Trying it out - Fireworks: Cloning Your Recursion

Objective

After completing this lesson, you will be able to apply the concepts of the previous lesson - Fireworks: Cloning Your Recursion.

Exercise

Your Turn!

Now it’s your turn. Download this document for a recap of the blocks we covered in this lesson and some hands-on exercises for you to explore.

What You Have Learned in This Lesson

Parallelism 2

This lesson you have learned a different way how to run scripts in parallel with the launch block.

The launch block has an input slot with a grey ring that expects command blocks.

The command blocks in the grey ring will be run in a separate thread, meaning they run in parallel to the blocks that come after the launch block.

Both following scripts play three notes.

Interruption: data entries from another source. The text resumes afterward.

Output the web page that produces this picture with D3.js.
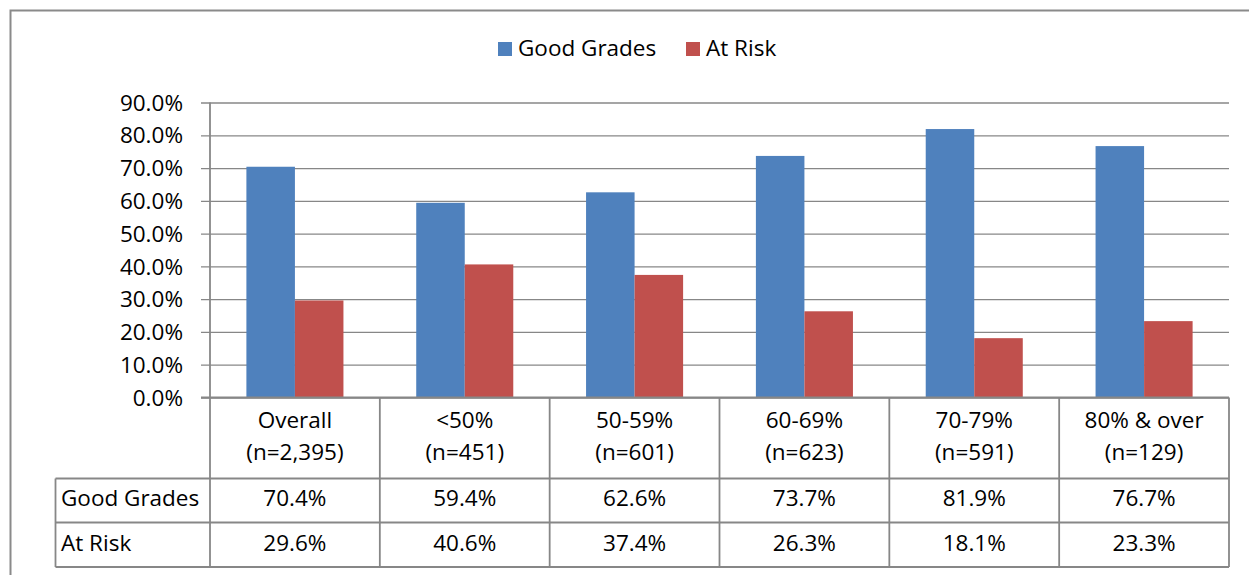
<!DOCTYPE html>
<html>
<head>
<meta charset="utf-8">
<script src="https://cdn.jsdelivr.net/npm/d3@7"></script>
<style>
  html, body { margin: 0; padding: 0; background: #fff; }
  svg { display: block; font-family: "Open Sans", "Noto Sans", sans-serif; }
</style>
</head>
<body>
<svg id="chart" width="1249" height="575"></svg>
<script>
// Category labels (first line) and sample sizes (second line)
const categories = ["Overall", "<50%", "50-59%", "60-69%", "70-79%", "80% & over"];
const sampleSizes = ["(n=2,395)", "(n=451)", "(n=601)", "(n=623)", "(n=591)", "(n=129)"];
// Series names and values (percent)
const seriesNames = ["Good Grades", "At Risk"];
const goodGrades = [70.4, 59.4, 62.6, 73.7, 81.9, 76.7];
const atRisk = [29.6, 40.6, 37.4, 26.3, 18.1, 23.3];
// Y axis ticks
const yTicks = [0, 10, 20, 30, 40, 50, 60, 70, 80, 90];

const colors = { "Good Grades": "#4F81BD", "At Risk": "#C0504D" };
const seriesValues = { "Good Grades": goodGrades, "At Risk": atRisk };
const gridColor = "#878787";
const fontSize = 22.5;

const svg = d3.select("#chart");

// Outer chart frame
svg.append("path")
  .attr("d", "M10.5,575 L10.5,10.5 L1249,10.5")
  .attr("fill", "none").attr("stroke", "#8a8a8a").attr("stroke-width", 2);

// Layout
const plotLeft = 210, plotRight = 1229;
const plotTop = 102.5, plotBottom = 397.5;
const headerBottom = 478.5, row1Bottom = 522.5, row2Bottom = 567;
const tableLeft = 55.5;

const x = d3.scaleBand().domain(categories).range([plotLeft, plotRight]).padding(0);
const xInner = d3.scaleBand().domain(seriesNames).range([0, x.bandwidth()])
  .paddingInner(0).paddingOuter(0.75);
const y = d3.scaleLinear().domain([0, 90]).range([plotBottom, plotTop]);

// Gridlines and y axis
const yAxis = d3.axisLeft(y).tickValues(yTicks)
  .tickSize(-(plotRight - plotLeft)).tickSizeOuter(0)
  .tickFormat(d => d3.format(".1f")(d) + "%").tickPadding(27);
const gAxis = svg.append("g").attr("transform", `translate(${plotLeft},0)`).call(yAxis);
gAxis.select(".domain").remove();
gAxis.selectAll(".tick line").attr("stroke", gridColor).attr("stroke-width", 1.3)
  .attr("x1", -9);
gAxis.selectAll(".tick text").attr("fill", "#000").attr("font-size", fontSize)
  .attr("font-family", "'Open Sans', sans-serif").attr("dy", "0.34em");

// Bars
const groups = svg.append("g").selectAll("g").data(categories).join("g")
  .attr("transform", d => `translate(${x(d)},0)`);
groups.selectAll("rect")
  .data((d, i) => seriesNames.map(s => ({ s, v: seriesValues[s][i] })))
  .join("rect")
  .attr("x", d => xInner(d.s))
  .attr("width", xInner.bandwidth())
  .attr("y", d => y(d.v))
  .attr("height", d => y(0) - y(d.v))
  .attr("fill", d => colors[d.s]);

// Table grid lines
const lines = svg.append("g").attr("stroke", gridColor).attr("stroke-width", 1.8).attr("fill", "none");
// vertical axis line, running down through the table
lines.append("line").attr("x1", plotLeft).attr("x2", plotLeft).attr("y1", plotTop).attr("y2", row2Bottom);
// baseline
lines.append("line").attr("x1", plotLeft - 9).attr("x2", plotRight).attr("y1", plotBottom).attr("y2", plotBottom);
// column dividers
categories.forEach(c => {
  const xr = x(c) + x.bandwidth();
  lines.append("line").attr("x1", xr).attr("x2", xr).attr("y1", plotBottom).attr("y2", row2Bottom);
});
// row lines
[headerBottom, row1Bottom, row2Bottom].forEach(yy => {
  lines.append("line").attr("x1", tableLeft).attr("x2", plotRight).attr("y1", yy).attr("y2", yy);
});
lines.append("line").attr("x1", tableLeft).attr("x2", tableLeft).attr("y1", headerBottom).attr("y2", row2Bottom);

// Header labels
const header = svg.append("g").attr("font-size", fontSize).attr("text-anchor", "middle").attr("fill", "#000");
categories.forEach((c, i) => {
  const cx = x(c) + x.bandwidth() / 2;
  header.append("text").attr("x", cx).attr("y", 420).attr("dy", "0.35em").text(c);
  header.append("text").attr("x", cx).attr("y", 452).attr("dy", "0.35em").text(sampleSizes[i]);
});

// Data table rows
const rowY = [498.5, 543];
const fmt = v => d3.format(".1f")(v) + "%";
seriesNames.forEach((s, r) => {
  svg.append("text").attr("x", 61).attr("y", rowY[r]).attr("dy", "0.35em")
    .attr("font-size", fontSize).text(s);
  seriesValues[s].forEach((v, i) => {
    svg.append("text").attr("x", x(categories[i]) + x.bandwidth() / 2).attr("y", rowY[r])
      .attr("dy", "0.35em").attr("text-anchor", "middle").attr("font-size", fontSize).text(fmt(v));
  });
});

// Legend
const legendItems = [{ s: "Good Grades", x: 498 }, { s: "At Risk", x: 686 }];
const legend = svg.append("g");
legendItems.forEach(it => {
  legend.append("rect").attr("x", it.x).attr("y", 42).attr("width", 14).attr("height", 14)
    .attr("fill", colors[it.s]);
  legend.append("text").attr("x", it.x + 20).attr("y", 48).attr("dy", "0.35em")
    .attr("font-size", fontSize).text(it.s);
});
</script>
</body>
</html>
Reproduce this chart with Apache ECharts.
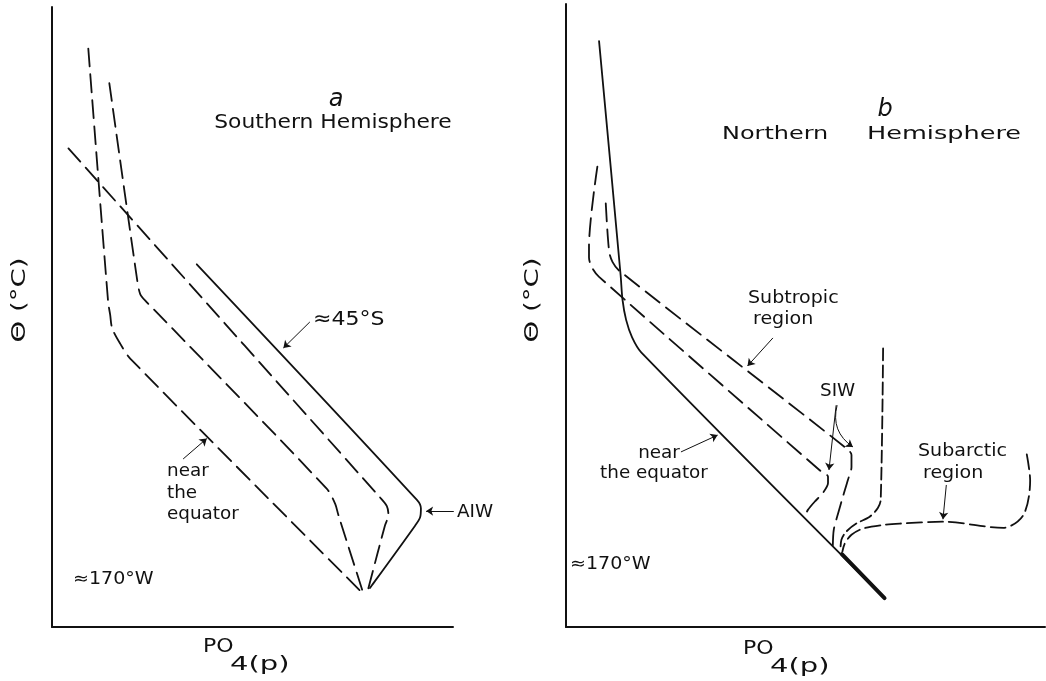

The first script plays them one after another—an arpeggio—so each note starts only after the previous one has finished. The second script starts all three notes at the same time, producing a one-beat chord.

Playing the three note blocks will result in an arpeggio, launching the notes with the launch block will produce a one beat long chord.

In the video, we used the launch block to make all heart clones explode at the same time in parallel. If you leave out the launch block, a heart clone will perform its script and only after the script is completely done, the next clone will be generated.

If the clones aren’t launched, a new clone only starts after the previous one is done. When the clones are launched, they are each generated with a new thread and they all run in parallel.